Task requirements: List each line of the data in which the string "this" appears.

** START Given records **

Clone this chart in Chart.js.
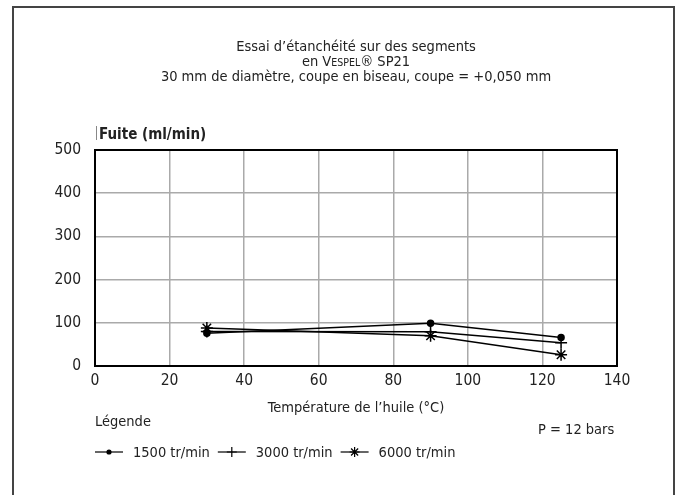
<!DOCTYPE html>
<html><head><meta charset="utf-8">
<script src="https://cdn.jsdelivr.net/npm/chart.js@4/dist/chart.umd.min.js"></script>
<style>html,body{margin:0;padding:0;background:#fff}#wrap{width:679px;height:495px}</style>
</head><body><div id="wrap"><canvas id="c" width="679" height="495"></canvas></div>
<script>
const temperatures = [30, 90, 125];
const fuite1500 = [76, 99, 66];
const fuite3000 = [80, 79, 54];
const fuite6000 = [88, 70, 26];
const seriesLabels = ['1500 tr/min', '3000 tr/min', '6000 tr/min'];
const xTicks = [0, 20, 40, 60, 80, 100, 120, 140];
const yTicks = [0, 100, 200, 300, 400, 500];
const titleLine1 = "Essai d’étanchéité sur des segments";
const titleLine3 = "30 mm de diamètre, coupe en biseau, coupe = +0,050 mm";
const yTitle = "Fuite (ml/min)";
const xTitle = "Température de l’huile (°C)";
const legendTitle = "Légende";
const pressure = "P = 12 bars";

const FONT = '"Liberation Sans Narrow", "DejaVu Sans Condensed", "Liberation Sans", sans-serif';

const toPts = arr => arr.map((v, i) => ({x: temperatures[i], y: v}));
const styles = ['circle', 'cross', 'star'];
const radii = [3, 6, 6];
const datasets = [fuite1500, fuite3000, fuite6000].map((d, i) => ({
  label: seriesLabels[i], data: toPts(d),
  borderColor: '#000', backgroundColor: '#000', borderWidth: 1.5,
  pointStyle: styles[i], pointRadius: radii[i], pointBorderWidth: 1.5,
  pointBorderColor: '#000', pointBackgroundColor: '#000', tension: 0
}));

const deco = {
  id: 'deco',
  afterDraw(chart) {
    const ctx = chart.ctx, a = chart.chartArea;
    ctx.save();
    ctx.strokeStyle = '#444'; ctx.lineWidth = 2;
    ctx.beginPath(); ctx.moveTo(13, 495); ctx.lineTo(13, 7); ctx.lineTo(674, 7); ctx.lineTo(674, 495); ctx.stroke();
    ctx.strokeStyle = '#000'; ctx.lineWidth = 2;
    ctx.strokeRect(a.left, a.top, a.right - a.left, a.bottom - a.top);
    ctx.fillStyle = '#222';
    ctx.textBaseline = 'alphabetic';
    const cx = (a.left + a.right) / 2;
    const T = '14.5px ' + FONT;
    ctx.font = T; ctx.textAlign = 'center';
    ctx.fillText(titleLine1, cx, 51);
    const small = '10.5px ' + FONT;
    const parts = [['en V', T], ['ESPEL', small], ['® SP21', T]];
    let w = 0; parts.forEach(p => { ctx.font = p[1]; w += ctx.measureText(p[0]).width; });
    let x = cx - w / 2; ctx.textAlign = 'left';
    parts.forEach(p => { ctx.font = p[1]; ctx.fillText(p[0], x, 66); x += ctx.measureText(p[0]).width; });
    ctx.font = T; ctx.textAlign = 'center';
    ctx.fillText(titleLine3, cx, 81);
    ctx.font = 'bold 15px ' + FONT; ctx.textAlign = 'left';
    ctx.fillText(yTitle, a.left + 4, 139);
    ctx.fillStyle = '#888'; ctx.fillRect(a.left + 1, 126, 1, 14); ctx.fillStyle = '#222';
    ctx.font = T; ctx.textAlign = 'center';
    ctx.fillText(xTitle, cx, 412);
    ctx.textAlign = 'left';
    ctx.fillText(legendTitle, 95, 426);
    ctx.fillText(pressure, 538, 434);
    let lx = 95; const ly = 452;
    chart.data.datasets.forEach((ds, i) => {
      ctx.strokeStyle = '#000'; ctx.fillStyle = '#000'; ctx.lineWidth = 1.2;
      ctx.beginPath(); ctx.moveTo(lx, ly); ctx.lineTo(lx + 28, ly); ctx.stroke();
      Chart.helpers.drawPoint(ctx, {pointStyle: ds.pointStyle, radius: i === 0 ? 2 : 5, borderWidth: 1.2}, lx + 14, ly);
      ctx.fill();
      ctx.fillStyle = '#222'; ctx.font = T; ctx.textAlign = 'left';
      ctx.fillText(ds.label, lx + 38, ly + 5);
      lx += 38 + ctx.measureText(ds.label).width + 8;
    });
    ctx.restore();
  }
};

new Chart(document.getElementById('c'), {
  type: 'line',
  data: { datasets },
  options: {
    responsive: false, animation: false,
    layout: { padding: { top: 150, right: 62, left: 0, bottom: 0 } },
    plugins: { legend: { display: false }, tooltip: { enabled: false } },
    scales: {
      x: {
        type: 'linear', min: 0, max: 140,
        afterBuildTicks: s => { s.ticks = xTicks.map(v => ({value: v})); },
        afterFit: s => { s.height = 129; },
        grid: { color: '#aaa', lineWidth: 1.5, drawTicks: false },
        border: { color: '#000', width: 2 },
        ticks: { color: '#222', font: { family: FONT, size: 15.5 }, padding: 6 }
      },
      y: {
        type: 'linear', min: 0, max: 500,
        afterBuildTicks: s => { s.ticks = yTicks.map(v => ({value: v})); },
        afterFit: s => { s.width = 95; },
        grid: { color: '#aaa', lineWidth: 1.5, drawTicks: false },
        border: { color: '#000', width: 2 },
        ticks: { color: '#222', font: { family: FONT, size: 15.5 }, padding: 14 }
      }
    }
  },
  plugins: [deco]
});
</script></body></html>
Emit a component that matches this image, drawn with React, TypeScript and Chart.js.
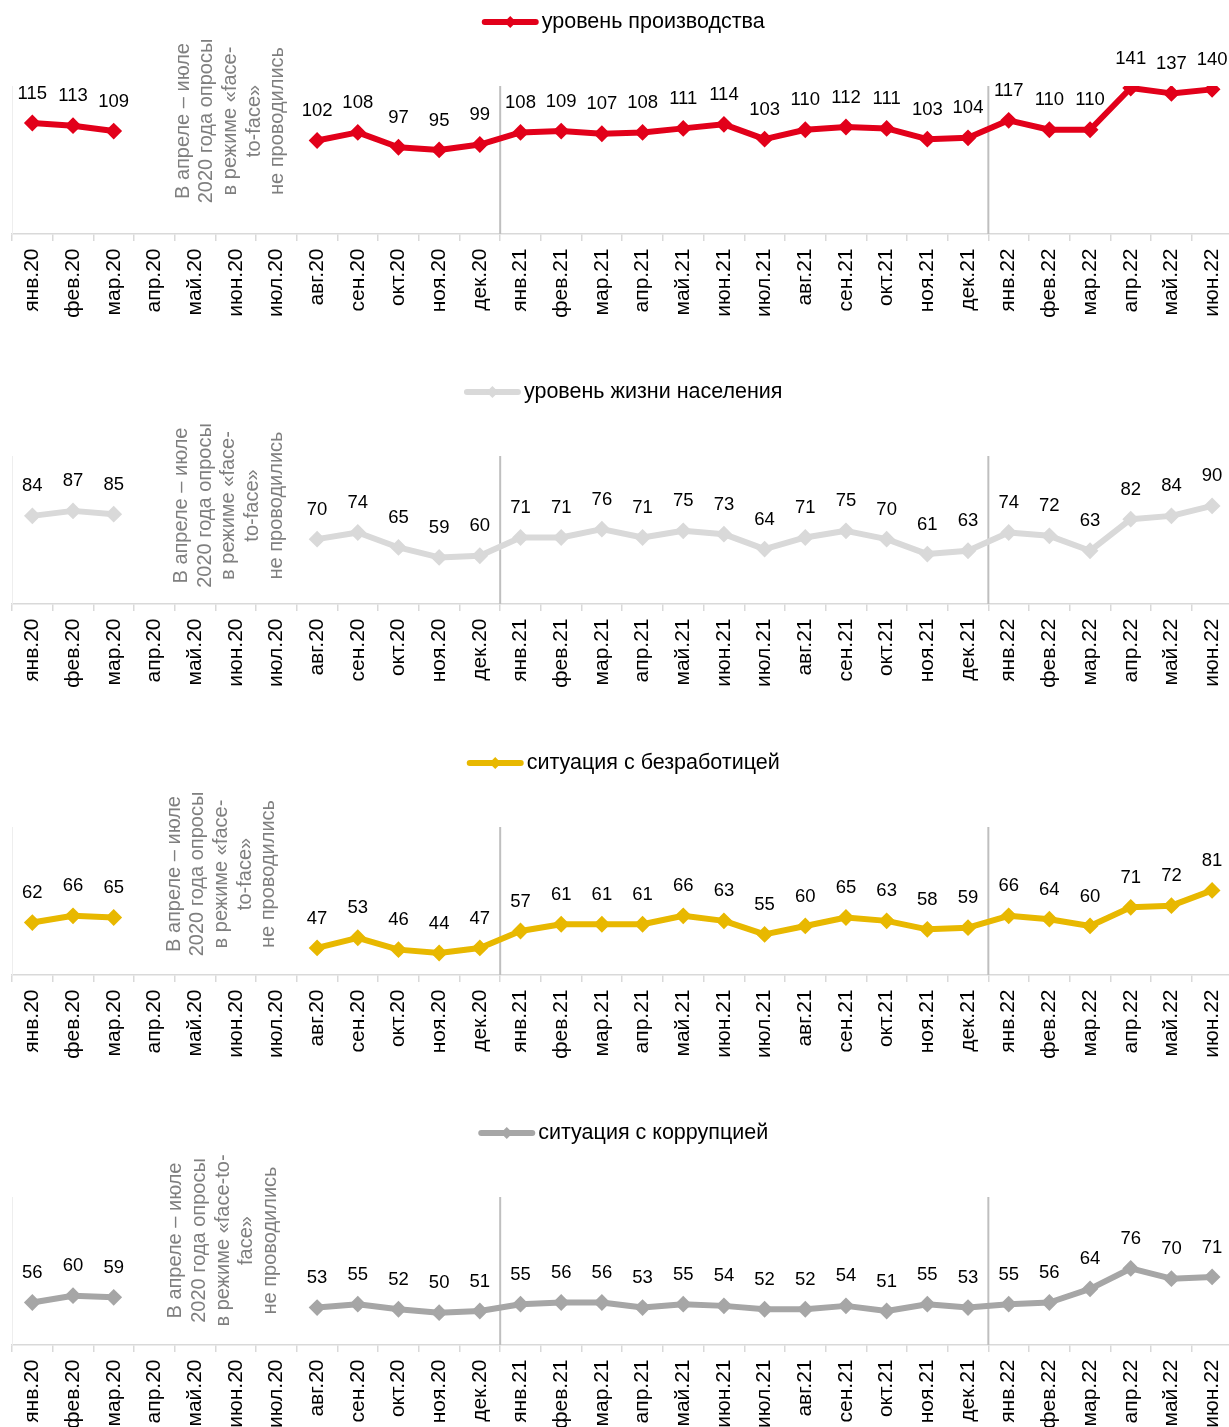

** END Given records **

In response:
Clone this chart in Chart.js.
Emit a component that matches this image, drawn with React, TypeScript and Chart.js.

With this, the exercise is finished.